Ces hybridations du portrait et du paysage ont pris forme dans un contexte de création particulier, dans le sens où Luces distantes répond très peu à une pratique de description photographique. La série porte en amont tout un travail de mise en commun du projet, où la communauté a pu, par l’invitation que produisait ta présence en ses lieux et par la création d’ateliers spontanés, élaborer des modes de représentation propres devant le dispositif photographique. On retrouve donc différents types de reproduction de l’identité, façonnés collectivement, depuis l’inclusion du paysage jusqu’à ces photographies de textes, monologues produits lors d’ateliers que tu retranscris et photographies. Ces voix — que tu portes également dans tes vidéos — viennent compléter ce débordement du portrait ou du paysage, cette image anthropophage que tu fais du territoire de la Madre Unión et de Pueblo Nuevo, pour reprendre un terme cher à la construction culturelle sud-américaine (1). Il y a peut-être dans ton travail, un peu comme dans l’anthropophagie, cette croyance en l’hybridation comme lieu de l’affirmation de l’identité.
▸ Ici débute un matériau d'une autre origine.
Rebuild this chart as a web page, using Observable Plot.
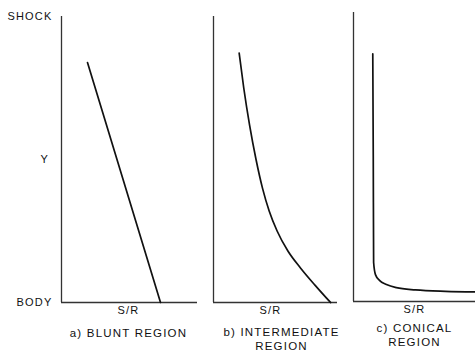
<!DOCTYPE html>
<html><head><meta charset="utf-8">
<script src="https://cdn.jsdelivr.net/npm/d3@7"></script>
<script src="https://cdn.jsdelivr.net/npm/@observablehq/plot@0.6"></script>
<style>
html,body{margin:0;padding:0;background:#fff;}
#chart{position:relative;width:475px;height:354px;overflow:hidden;}
#chart svg{position:absolute;top:0;overflow:visible;}
</style></head><body><div id="chart"></div>
<script>
// ---- data ----
const panels = ["a", "b", "c"];
const captions = ["a) BLUNT REGION", "b) INTERMEDIATE\nREGION", "c) CONICAL\nREGION"];
const xLabel = "S/R";
const yLabel = "Y";
const yTickValues = [0, 1];
const yTickLabels = ["BODY", "SHOCK"];
// a) blunt region: straight line
const bluntS = [0.191, 0.728];
const bluntY = [0.839, 0.0];
// b) intermediate region
const interS = [0.207, 0.244, 0.291, 0.343, 0.395, 0.449, 0.513, 0.600, 0.703, 0.820, 0.944];
const interY = [0.872, 0.750, 0.620, 0.500, 0.400, 0.320, 0.250, 0.180, 0.120, 0.060, 0.0];
// c) conical region
const conicS = [0.158, 0.162, 0.165, 0.180, 0.213, 0.270, 0.352, 0.508, 0.754, 1.0];
const conicY = [0.857, 0.500, 0.135, 0.093, 0.073, 0.059, 0.048, 0.040, 0.035, 0.033];

const series = [
  bluntS.map((s, i) => ({s, y: bluntY[i]})),
  interS.map((s, i) => ({s, y: interY[i]})),
  conicS.map((s, i) => ({s, y: conicY[i]}))
];

// ---- layout (presentation only) ----
const layout = [
  {left: 0,   width: 200, mL: 61, mR: 3, mT: 16, mB: 52, capDx: -1, capDy: 24, srDx: -1, srDy: 11.5},
  {left: 200, width: 140, mL: 13, mR: 3, mT: 16, mB: 52, capDx: 6, capDy: 23, srDx: -5, srDy: 11},
  {left: 340, width: 135, mL: 13, mR: 0, mT: 12, mB: 53, capDx: 0, capDy: 20, srDx: 0, srDy: 11}
];

const chart = document.getElementById("chart");
const ink = "#111";

panels.forEach((p, i) => {
  const L = layout[i];
  const marks = [
    Plot.ruleY([0], {stroke: "#333", strokeWidth: 1.3}),
    Plot.ruleX([0], {y1: 0, y2: 1, stroke: "#333", strokeWidth: 1.3}),
    Plot.line(series[i], {x: "s", y: "y", stroke: ink, strokeWidth: 1.7,
      curve: i === 0 ? "linear" : "monotone-x"}),
    Plot.text([xLabel], {frameAnchor: "bottom", dx: L.srDx, dy: L.srDy, fontSize: 11, fill: ink}),
    Plot.text([captions[i]], {frameAnchor: "bottom", dx: L.capDx, dy: L.capDy, lineAnchor: "top",
      lineHeight: 1.25, fontSize: 11.5, fill: ink, style: "letter-spacing:1.6px"})
  ];
  if (i === 0) {
    marks.push(Plot.text([yLabel], {frameAnchor: "left", dx: -21, fontSize: 11, fill: ink}));
  }
  const svg = Plot.plot({
    width: L.width,
    height: 354,
    marginLeft: L.mL, marginRight: L.mR, marginTop: L.mT, marginBottom: L.mB,
    x: {domain: [0, 1], axis: null},
    y: i === 0
      ? {domain: [0, 1], ticks: yTickValues, tickFormat: (d) => yTickLabels[yTickValues.indexOf(d)],
         tickSize: 0, tickPadding: 9, label: null, fontSize: 11}
      : {domain: [0, 1], axis: null},
    style: {fontFamily: "Liberation Sans, Arial, sans-serif", fontSize: "11px", letterSpacing: "1.2px",
            color: ink, background: "transparent", overflow: "visible"},
    marks
  });
  svg.style.left = L.left + "px";
  chart.appendChild(svg);
});
</script></body></html>
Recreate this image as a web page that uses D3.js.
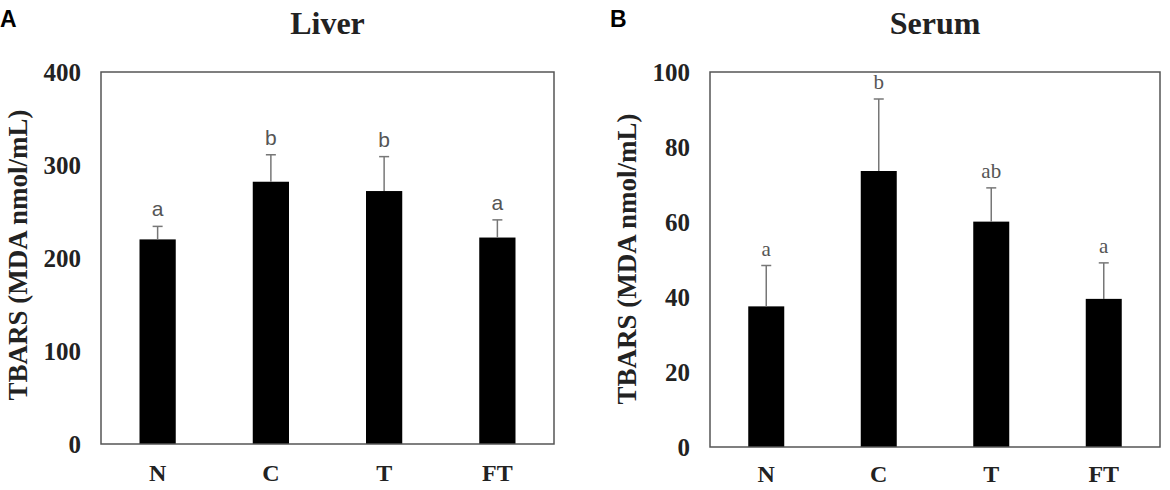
<!DOCTYPE html>
<html>
<head>
<meta charset="utf-8">
<script src="https://cdn.jsdelivr.net/npm/d3@7/dist/d3.min.js"></script>
<style>
  html, body { margin: 0; padding: 0; background: #fff; }
  svg { display: block; }
</style>
</head>
<body>
<svg id="chart" width="1170" height="490"></svg>
<script>
// ---- data ----
const categories = ["N", "C", "T", "FT"];

const liverValues = [220, 282, 272, 222];
const liverErrors = [14, 29, 37, 19];
const liverLetters = ["a", "b", "b", "a"];
const liverTicks = [0, 100, 200, 300, 400];

const serumValues = [37.5, 73.6, 60.1, 39.5];
const serumErrors = [10.9, 19.2, 9.0, 9.6];
const serumLetters = ["a", "b", "ab", "a"];
const serumTicks = [0, 20, 40, 60, 80, 100];

const yLabel = "TBARS (MDA nmol/mL)";

const svg = d3.select("#chart");
const serif = "'Liberation Serif', 'Times New Roman', serif";
const sans = "'Liberation Sans', Arial, sans-serif";

function panel(opts) {
  const { x0, x1, yTop, yBot, max, values, errors, letters, ticks, title, panelLetter,
          letterX, labelX, labelY, letterFont, xPad } = opts;
  const g = svg.append("g");

  const x = d3.scaleBand().domain(categories).range([x0, x1]).paddingInner(0.68).paddingOuter(0.34);
  const y = d3.scaleLinear().domain([0, max]).range([yBot, yTop]);

  // bars
  g.selectAll("rect.bar").data(values).join("rect")
    .attr("class", "bar")
    .attr("x", (d, i) => x(categories[i]))
    .attr("width", x.bandwidth())
    .attr("y", d => y(d))
    .attr("height", d => y(0) - y(d))
    .attr("fill", "#000");

  // error bars (upper only)
  const cx = i => x(categories[i]) + x.bandwidth() / 2;
  g.selectAll("line.err").data(values).join("line")
    .attr("class", "err")
    .attr("x1", (d, i) => cx(i)).attr("x2", (d, i) => cx(i))
    .attr("y1", d => y(d)).attr("y2", (d, i) => y(d + errors[i]))
    .attr("stroke", "#777").attr("stroke-width", 1.5);
  g.selectAll("line.cap").data(values).join("line")
    .attr("class", "cap")
    .attr("x1", (d, i) => cx(i) - 5).attr("x2", (d, i) => cx(i) + 5)
    .attr("y1", (d, i) => y(d + errors[i])).attr("y2", (d, i) => y(d + errors[i]))
    .attr("stroke", "#777").attr("stroke-width", 1.5);

  // significance letters
  g.selectAll("text.sig").data(values).join("text")
    .attr("class", "sig")
    .attr("x", (d, i) => cx(i))
    .attr("y", (d, i) => y(d + errors[i]) - 10)
    .attr("text-anchor", "middle")
    .attr("font-family", letterFont)
    .attr("font-size", 21)
    .attr("fill", "#555")
    .text((d, i) => letters[i]);

  // frame
  g.append("rect")
    .attr("x", x0).attr("y", yTop)
    .attr("width", x1 - x0).attr("height", yBot - yTop)
    .attr("fill", "none").attr("stroke", "#555").attr("stroke-width", 1.5);

  // y axis tick labels
  const yAxis = d3.axisLeft(y).tickValues(ticks).tickSize(0).tickPadding(20).tickFormat(d3.format("d"));
  const ya = g.append("g").attr("transform", `translate(${x0},0)`).call(yAxis);
  ya.select(".domain").remove();
  ya.selectAll("text")
    .attr("font-family", serif).attr("font-weight", "bold")
    .attr("font-size", 25).attr("fill", "#222");

  // x axis labels
  const xAxis = d3.axisBottom(x).tickSize(0).tickPadding(xPad);
  const xa = g.append("g").attr("transform", `translate(0,${yBot})`).call(xAxis);
  xa.select(".domain").remove();
  xa.selectAll("text")
    .attr("font-family", serif).attr("font-weight", "bold")
    .attr("font-size", 24).attr("fill", "#222");

  // y label
  g.append("text")
    .attr("transform", `translate(${labelX},${labelY}) rotate(-90)`)
    .attr("text-anchor", "middle")
    .attr("dy", "0.35em")
    .attr("font-family", serif).attr("font-weight", "bold")
    .attr("font-size", 27).attr("fill", "#222")
    .text(yLabel);

  // title
  g.append("text")
    .attr("x", (x0 + x1) / 2).attr("y", 34)
    .attr("text-anchor", "middle")
    .attr("font-family", serif).attr("font-weight", "bold")
    .attr("font-size", 32).attr("fill", "#222")
    .text(title);

  // panel letter
  g.append("text")
    .attr("x", letterX).attr("y", 27)
    .attr("font-family", sans).attr("font-weight", "bold")
    .attr("font-size", 23).attr("fill", "#000")
    .text(panelLetter);
}

panel({ x0: 101, x1: 554, yTop: 72, yBot: 444, max: 400,
  values: liverValues, errors: liverErrors, letters: liverLetters, ticks: liverTicks,
  title: "Liver", panelLetter: "A", letterX: 0, labelX: 18, labelY: 255, letterFont: sans, xPad: 20 });

panel({ x0: 710, x1: 1160, yTop: 72, yBot: 447, max: 100,
  values: serumValues, errors: serumErrors, letters: serumLetters, ticks: serumTicks,
  title: "Serum", panelLetter: "B", letterX: 610, labelX: 627, labelY: 259, letterFont: serif, xPad: 18 });
</script>
</body>
</html>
Marc Lathuillière, Reunión, Série Apariciones, photographie infrarouge, impression UV sur verre, 33×44 cm © marc lathuilliere

Marc Lathuillière – C’est vrai, et cette hybridation a été facilitée par une pratique courante de la réunion dans les communautés : réunion de tous pour écouter le projet, décider de l’accepter ou non, et qui s’y impliquerait, et ensuite réunions presque quotidiennes de suivi. C’est une forme de gouvernance joyeuse, chaises de l’école sorties sous la lune, qui est à la fois horizontale et efficace. Puisque Luces Distantes est un travail d’engagement pour le divers, il m’est vite apparu essentiel de proposer différents niveaux d’implication, et donc différentes options artistiques, qu’ils pouvaient refuser, adopter ou modifier. La série Apariciones a ainsi été vécue avec légèreté. Tous étaient conscients que ces photos de nuit étaient un conte sur la peur, celle de leur quotidien. Mais le caractère singulier de la technique – une photographie au flash infrarouge, faite à l’aveugle dans l’obscurité – permettait de médiatiser cette histoire de spectres sous la forme d’un jeu collectif. Jusqu’à partir en excursion nocturne dans la jungle pour la pratiquer. A l’opposé, les deux séries accompagnées de textes, Mascaras et Cuerpos Y Plantas, demandaient plus d’implication du fait des ateliers d’écriture. Ils ont été les moments les plus intenses d’échange, y compris des villageois entre eux puisque je n’y étais pas systématiquement présent.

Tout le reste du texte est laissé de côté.